А нажравшись до отвала, срыгнув походя избыток, он начинал бесноваться, чувствуя волю, как и всякое дитя. Отбегал от матери — впрочем, лишь на несколько шагов, — подпрыгивал, пытаясь достать до синевы, так завлекающей глаз своей морозной бесконечностью, ткнуть самую морду в свежую прозрачность. Вмиг головокружительная высь раздражала своей недоступностью, так что он скулил отчаянно и выпускал коготки, страстно желая порвать ими недосягаемое голубое, в котором вдруг кто-то пролетал неожиданно, чем останавливал его раздражение мгновенно. Две секунды он пытался думать о полете, потом от неохватности проблемы забывал о ней сразу же, стоял несколько в недоумении, тряся головой, затем падал в снег и просто лежал, высунув язык, щурясь на яркое солнце.

Он не знал, что такое птица, не ведал, что такое полет, ему было невыносимо мучительно об этом думать, а потому что-то щелкало в голове исправным предохранителем, возвращая младенца к обыденной жизни…

На этом моменте спящий вдруг ощутил, что смотрит сон, и как странно знать о том и не просыпаться, продолжая оставаться наблюдателем за самим собой, за своим сном… А если кто выстрелит, то проснуться мгновенно и обрадоваться, что то лишь было — сон, гадкая дрема, а наяву все прекрасно, белым-бело и без выстрела.

Он спал, и то сладкое и томное в паху постепенно достигало своего апогея, становясь адреналиновой волной, неудачной утренней мужественностью…

Он спал и опять по-детски глядел в прозрачную высь.

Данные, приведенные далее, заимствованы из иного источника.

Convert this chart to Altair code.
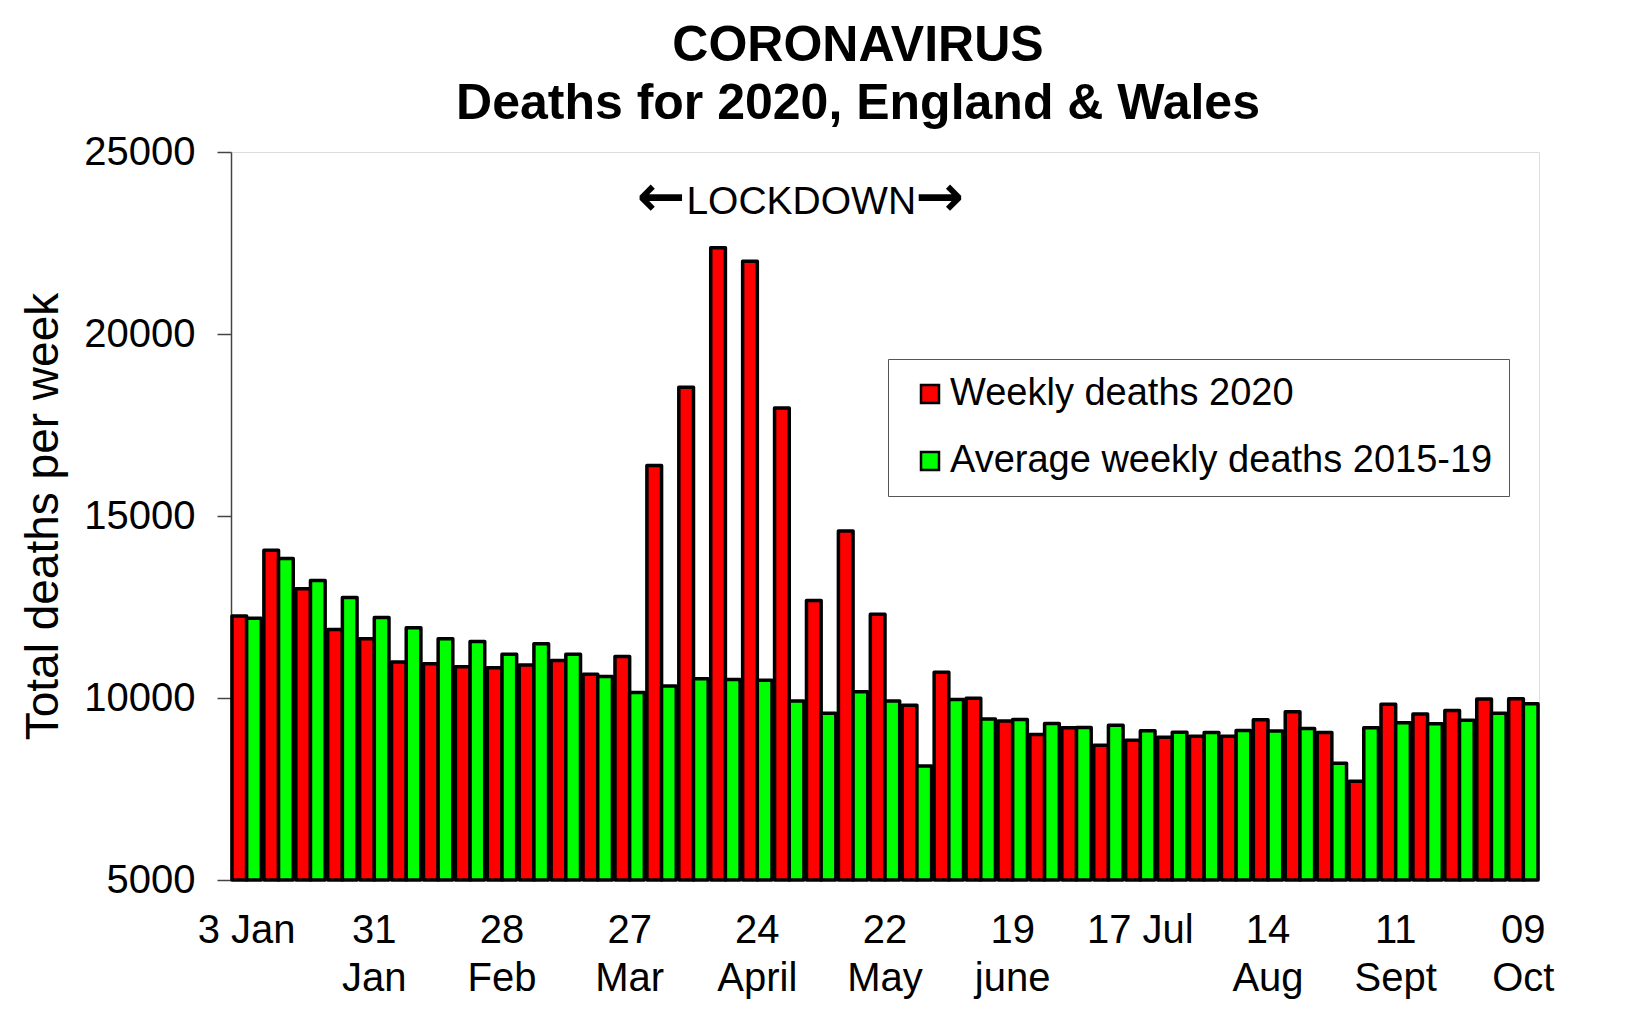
import altair as alt
import pandas as pd

weeks = ["3 Jan", "10 Jan", "17 Jan", "24 Jan", "31 Jan", "7 Feb", "14 Feb", "21 Feb", "28 Feb",
         "6 Mar", "13 Mar", "20 Mar", "27 Mar", "3 Apr", "10 Apr", "17 Apr", "24 Apr",
         "1 May", "8 May", "15 May", "22 May", "29 May", "5 Jun", "12 Jun", "19 Jun", "26 Jun",
         "3 Jul", "10 Jul", "17 Jul", "24 Jul", "31 Jul", "7 Aug", "14 Aug", "21 Aug", "28 Aug",
         "4 Sep", "11 Sep", "18 Sep", "25 Sep", "2 Oct", "9 Oct"]

deaths_2020 = [12250, 14060, 13000, 11880, 11630, 10990, 10940, 10860, 10830,
               10910, 11030, 10650, 11140, 16390, 18540, 22370, 22000,
               17970, 12680, 14590, 12300, 9800, 10710, 9990, 9370, 9000,
               9180, 8700, 8840, 8920, 8950, 8950, 9400, 9620, 9050,
               7710, 9830, 9560, 9660, 9970, 9980]

avg_2015_19 = [12190, 13830, 13230, 12760, 12210, 11930, 11630, 11550, 11200,
               11490, 11200, 10590, 10150, 10330, 10530, 10510, 10490,
               9920, 9580, 10170, 9920, 8130, 9960, 9420, 9410, 9300,
               9190, 9250, 9100, 9060, 9050, 9110, 9090, 9160, 8210,
               9180, 9320, 9290, 9390, 9580, 9840]

series_names = ["Weekly deaths 2020", "Average weekly deaths 2015-19"]
series_colors = ["#FF0000", "#00FF00"]

tick_weeks = ["3 Jan", "31 Jan", "28 Feb", "27 Mar", "24 Apr", "22 May",
              "19 Jun", "17 Jul", "14 Aug", "11 Sep", "9 Oct"]
tick_labels = ["3 Jan", "31\nJan", "28\nFeb", "27\nMar", "24\nApril", "22\nMay",
               "19\njune", "17 Jul", "14\nAug", "11\nSept", "09\nOct"]
y_ticks = [5000, 10000, 15000, 20000, 25000]

title_lines = ["CORONAVIRUS", "Deaths for 2020, England & Wales"]
y_title = "Total deaths per week"
annotation_week = ["1 May"]
annotation_text = ["LOCKDOWN"]

FONT = "Liberation Sans"
W, H = 1308, 728

rows = []
for w, a, b in zip(weeks, deaths_2020, avg_2015_19):
    rows.append({"week": w, "series": series_names[0], "deaths": a})
    rows.append({"week": w, "series": series_names[1], "deaths": b})
bars_df = pd.DataFrame(rows)
ticks_df = pd.DataFrame({"week": tick_weeks, "label": tick_labels})
ann_df = pd.DataFrame({"week": annotation_week, "text": annotation_text})

xscale = alt.Scale(paddingInner=0.08, paddingOuter=0.03)

bars = alt.Chart(bars_df).mark_bar(stroke="black", strokeWidth=3.5, strokeJoin="round").encode(
    x=alt.X("week:N", sort=weeks, scale=xscale, axis=None),
    xOffset=alt.XOffset("series:N", sort=series_names,
                        scale=alt.Scale(paddingInner=0, paddingOuter=0)),
    y=alt.Y("deaths:Q",
            scale=alt.Scale(domain=[5000, 25000], nice=False, zero=False),
            axis=alt.Axis(values=y_ticks, format="d", title=y_title,
                          titleFontSize=46, titleFont=FONT, titleFontWeight="normal",
                          titleColor="black", titlePadding=16,
                          labelFontSize=40, labelFont=FONT, labelColor="black",
                          labelPadding=22, tickSize=14, tickColor="#444", tickWidth=1.5,
                          domainColor="#444", domainWidth=1.5, grid=False)),
    y2=alt.datum(5000),
    color=alt.Color("series:N", sort=series_names,
                    scale=alt.Scale(domain=series_names, range=series_colors),
                    legend=alt.Legend(orient="none", legendX=657, legendY=207, title=None,
                                      labelFontSize=38, labelFont=FONT, labelColor="black",
                                      labelLimit=900, labelOffset=1,
                                      labelExpr="datum.label + '\u00a0'",
                                      symbolType="square", symbolSize=324,
                                      symbolStrokeColor="black", symbolStrokeWidth=2.5,
                                      padding=16, symbolOffset=7, rowPadding=29,
                                      fillColor="white", strokeColor="#555")),
)

xlabels = alt.Chart(ticks_df).mark_text(
    font=FONT, fontSize=40, color="black", baseline="top", align="center",
    lineBreak="\n", lineHeight=48
).encode(
    x=alt.X("week:N", sort=weeks, scale=xscale, axis=None),
    y=alt.value(H + 31),
    text="label:N",
)

lock = alt.Chart(ann_df).mark_text(
    font=FONT, fontSize=39, color="black", baseline="middle", align="center", dx=12
).encode(
    x=alt.X("week:N", sort=weeks, scale=xscale, axis=None),
    y=alt.datum(23620),
    text="text:N",
)
arrow_l = alt.Chart(ann_df).mark_text(
    font="DejaVu Sans", fontWeight="bold", fontSize=58, color="black",
    baseline="middle", align="right", dx=-104, dy=-3, text="←"
).encode(
    x=alt.X("week:N", sort=weeks, scale=xscale, axis=None),
    y=alt.datum(23620),
)
arrow_r = alt.Chart(ann_df).mark_text(
    font="DejaVu Sans", fontWeight="bold", fontSize=58, color="black",
    baseline="middle", align="left", dx=126, dy=-3, text="→"
).encode(
    x=alt.X("week:N", sort=weeks, scale=xscale, axis=None),
    y=alt.datum(23620),
)

chart = alt.layer(bars, xlabels, lock, arrow_l, arrow_r).properties(
    width=W, height=H,
    padding={"left": 12, "top": 13, "right": 5, "bottom": 0},
    title=alt.TitleParams(text=title_lines, font=FONT, fontSize=50, fontWeight="bold",
                          color="black", lineHeight=58, anchor="middle", frame="group",
                          dx=-27, offset=3),
).configure_view(stroke="#333", strokeWidth=1.5).configure(background="white")

chart.save("out.html", embed_options={"renderer": "svg", "actions": False})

Теперь в ней грохотало, а потом хлопнуло так, что уши заложило и к черепу прижало! Он тут же от страха обгадился; услышав наполненный болью рев матери, наложил еще и, слабея от ужаса, прыгнул к ней под брюхо. Что есть силы ухватился за теплый сосок, пронзая розовый зубами раз за разом, глотая молоко жадно, прячась в его родном запахе. Он заранее жмурился, ожидая материнского гнева и шлепка по носу. Но происходило нечто совсем странное, мать терпела, даже не рычала, он все кусал и кусал, стараясь от страха сделать побольнее, а потом случилось и вовсе непонятное. Жирное молоко кончилось. Он выпил мать до дна. Розовый сосок, всегда напряженный у него во рту, вдруг обмяк вялой плотью и стал прохладным.

И тогда из-за самой безоблачной голубизны, и еще, и еще откуда-то, из-под бесконечности, в него вошло чувствование — неживое.

Все чувствуют неживое и чаще всего относятся к нему равнодушно.

Мать не раз притаскивала неживую нерпу, и он обнюхивал тушку подолгу, покусывал с интересом, затем бросал, пресыщенный одним лишь запахом, так как был слишком мал для мяса… Потом она ела, запросто раздирая нерпу на красные куски…

Здесь же он разом осознал, что неживое относится к нему, что неживым стала его мать. И тогда он выплюнул ненужный сосок, поднялся на задние лапы, заколотил передними по брюху с соском, опадающим от смерти, и заскулил, заплакал по-своему, так отчаянно, так страстно, что один сказал другому, втягивая ноги в кабину вертолета: «Я же говорил тебе, сволочь, что она с детенышем!» — толкнул товарища в плечо с силой и крикнул пилоту, чтобы летел отсюдова прочь!

А он продолжал неистово рыдать. Что-то из-под голубого сообщало ему: и он скоро станет неживым, а неживое — это смерть, и все живое боится своей смерти.

Когда сам неживой, сделал он первый вывод, вот что самое страшное! Когда неживая мать, сделал он второй вывод, то очень больно во всем теле, так беззащитно на всем снежном пространстве, и еще много, так много всего непостижимого, что в голове опять щелкает предохранитель, и тогда он вновь ложится под остывающий бок и всем животом, всем телом своим впитывает последнее материнское тепло.